Smith was more sympathetic to the pace of the changes, noting that with the bond referendum last year, an overhaul of the city’s general zoning rules underway and booming development, “I think we loaded [staff] up with more work than their hours could actually handle.” He also anticipated the new rules, including the hotel restrictions, coming up for a vote in March or April.
“I always want things to move faster, I also understand Council has asked planning staff to draft a lot of things,” Smith said, but he asserts he remains committed to reform.
“That’s something Council was clear about, responding to the alarm that many people are feeling in regard to an overbuild of hotel rooms,” he said, especially after the state legislature decided to raise the hotel tax without any of it going to city coffers.
While Mayfield expected the rules to come forward more quickly, she added staff have claimed that the writing the technicalities of the new rules is more complex that it looks.
“I certainly don’t think there’s been any intentional delay on anyone’s part,” she added.

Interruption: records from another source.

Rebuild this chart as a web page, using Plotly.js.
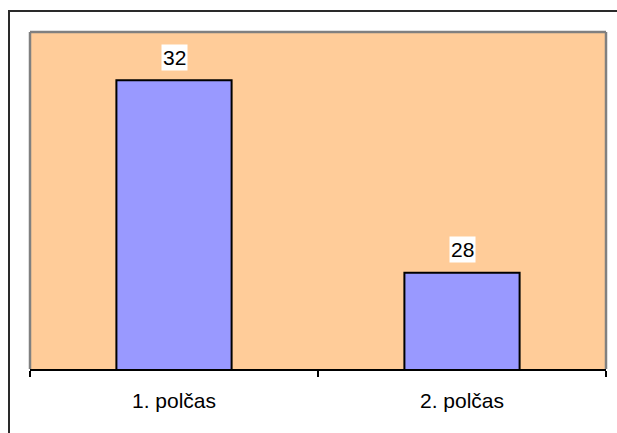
<!DOCTYPE html>
<html>
<head>
<meta charset="utf-8">
<script src="https://cdn.plot.ly/plotly-3.0.1.min.js"></script>
<style>
  html, body { margin: 0; padding: 0; background: #fff; overflow: hidden; }
  #frame { position: absolute; left: 8px; top: 10px; width: 700px; height: 600px; border: 2px solid #2a2a2a; box-sizing: border-box; }
  #chart { position: absolute; left: 0; top: 0; width: 617px; height: 433px; }
</style>
</head>
<body>
<div id="frame"></div>
<div id="chart"></div>
<script>
const categories = ["1. polčas", "2. polčas"];
const values = [32, 28];
const yRange = [26, 33];

const trace = {
  type: "bar",
  x: categories,
  y: values,
  marker: { color: "#9999FF", line: { color: "#000000", width: 2 } },
  hoverinfo: "none"
};

const annotations = categories.map((c, i) => ({
  x: c, y: values[i], xref: "x", yref: "y",
  text: String(values[i]),
  showarrow: false,
  yanchor: "middle",
  yshift: 23,
  bgcolor: "#FFFFFF",
  borderpad: 1,
  font: { family: "Liberation Sans, Arial, sans-serif", size: 21, color: "#000" }
}));

const layout = {
  width: 617, height: 433,
  margin: { l: 30, r: 11, t: 32, b: 64 },
  paper_bgcolor: "rgba(0,0,0,0)",
  plot_bgcolor: "#FFCC99",
  bargap: 0.6,
  showlegend: false,
  font: { family: "Liberation Sans, Arial, sans-serif", size: 21, color: "#000" },
  xaxis: {
    type: "category",
    range: [-0.5, 1.5],
    tickson: "boundaries",
    ticks: "outside",
    ticklen: 6,
    tickwidth: 2,
    tickcolor: "#000",
    showline: true,
    linecolor: "#000",
    linewidth: 2,
    showgrid: false,
    zeroline: false,
    ticklabelstandoff: 12,
    tickfont: { size: 21 },
    layer: "above traces"
  },
  yaxis: {
    range: yRange,
    showticklabels: false,
    ticks: "",
    showgrid: false,
    zeroline: false,
    showline: false
  },
  shapes: [
    { type: "line", xref: "paper", yref: "paper", x0: 0, x1: 0, y0: 0, y1: 1, line: { color: "#808080", width: 2.5 } },
    { type: "line", xref: "paper", yref: "paper", x0: 0, x1: 1, y0: 1, y1: 1, line: { color: "#808080", width: 2.5 } },
    { type: "line", xref: "paper", yref: "paper", x0: 1, x1: 1, y0: 0, y1: 1, line: { color: "#808080", width: 2.5 } }
  ],
  annotations: annotations
};

Plotly.newPlot("chart", [trace], layout, { displayModeBar: false, staticPlot: true });
</script>
</body>
</html>
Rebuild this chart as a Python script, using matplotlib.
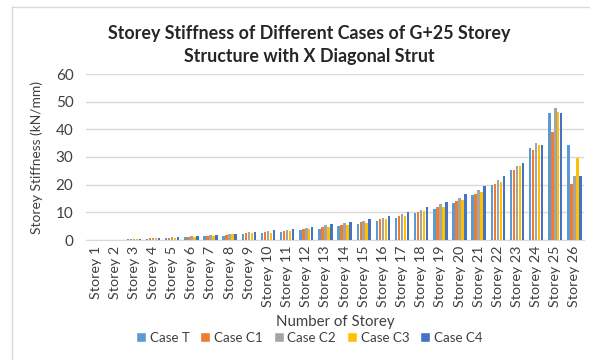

“I understand staff has its hands tied with how many things are going on, so I’m patient for now,” Young said. “But if it doesn’t come up we’ll have to do something about it. I think it will come up in a timely manner.”
But the “floodgates are still open,” Young adds, and he’s also wary of Council members being too far removed from the concerns of citizens on the ground.
“We get blinders on, just because we’re in office we don’t take a look at the individuals that put us there,” he said. “You have to be open and aware to the people around you and how they want Asheville to be.”